Published Oct 31, 2009
goingback
56 Posts
I had a question for NE out there in the academic setting. As an RN in the hospital we are a part of a union and have some job security, someone to back us/defend us. But from what I can tell as a NE in the academic setting, unless you are a tenure faculty, there is no real security. So say if you get one bad set of reviews from students are you ousted?
llg, PhD, RN
13,469 Posts
A decent school understands that student evaluations must be taken with a grain of salt. Students often retaliate for a bad grade or for a school policy they don't like, etc. by attacking a specific teacher who had to enforce the policy or deliver the bad grade. School administrators know that and take that into consideration when they interpret that information.
However, I do sometimes feel an unpleasant pressure to "please the customer" in my part time school faculty role. It's something that is a part of the environment, inherent in the nature of the work that educators do. At the end of the semester, there will be written evaluations from your students that you will have to face. While your supervisor may be totally reasonable in her intrepretation of those student evals, you still have to face them -- and be prepared to justify the decisions you made. That's very different from hospital nursing in which you don't receive a written eval from each patient (and family) you care for.
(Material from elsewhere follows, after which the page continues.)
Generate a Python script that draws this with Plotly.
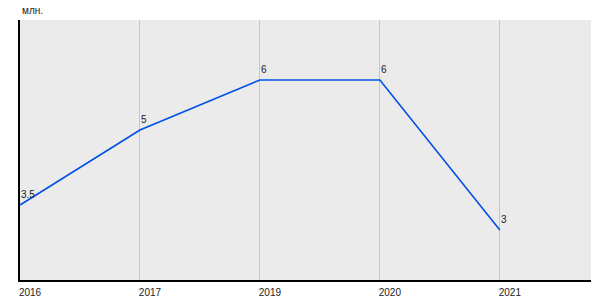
import plotly.graph_objects as go

years = ["2016", "2017", "2019", "2020", "2021"]
values = [3.5, 5, 6, 6, 3]
labels = ["3.5", "5", "6", "6", "3"]
unit_label = "млн."

fig = go.Figure()
fig.add_trace(go.Scatter(
    x=list(range(len(years))), y=values, mode="lines",
    line=dict(color="#0050e6", width=1.6),
    hoverinfo="skip",
))

annotations = [dict(
    text=unit_label, xref="paper", yref="paper", x=0, y=1,
    xanchor="left", yanchor="bottom", yshift=2, showarrow=False,
    font=dict(size=10, color="#222"),
)]
for i, (v, t) in enumerate(zip(values, labels)):
    annotations.append(dict(
        x=i, y=v, xref="x", yref="y", text=t, showarrow=False,
        xanchor="left", yanchor="bottom", xshift=-1, yshift=3,
        font=dict(size=10, color="#222"),
    ))

fig.update_layout(
    width=600, height=300,
    margin=dict(l=20, r=9, t=20, b=20),
    paper_bgcolor="white", plot_bgcolor="#ebebeb",
    showlegend=False,
    font=dict(family="Liberation Sans, Arial", size=10, color="#222"),
    xaxis=dict(
        range=[0, 4.76], tickmode="array",
        tickvals=list(range(len(years))), ticktext=years,
        showgrid=True, gridcolor="#c8c8c8", gridwidth=1,
        showline=True, linecolor="black", linewidth=2,
        zeroline=False, ticks="", ticklabelshift=10, ticklabelstandoff=2,
        tickfont=dict(size=10, color="#222"), automargin=False,
    ),
    yaxis=dict(
        range=[2, 7.2], showgrid=False, showticklabels=False,
        showline=True, linecolor="black", linewidth=2,
        zeroline=False, ticks="", automargin=False,
    ),
    annotations=annotations,
)

fig.write_html("out.html")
This is a good topic to bring up during an interview for an educator position. Ask how those evals are used and ask what other performance evaluation measures are used to assess faculty performance. I'm sure it varies a bit from school to school.
dorimar, BSN, RN
635 Posts
My school evaluates us by classroom observation as well as student evaluations. As the last poster mentioned, student evaluations can be very biased with alternative agendas. I have also found, in my region, that nurse educators are in very high demand. The required Master's degree for less pay than can be made at the bedside makes the job hard to fill. This seems to offer job security to an extent.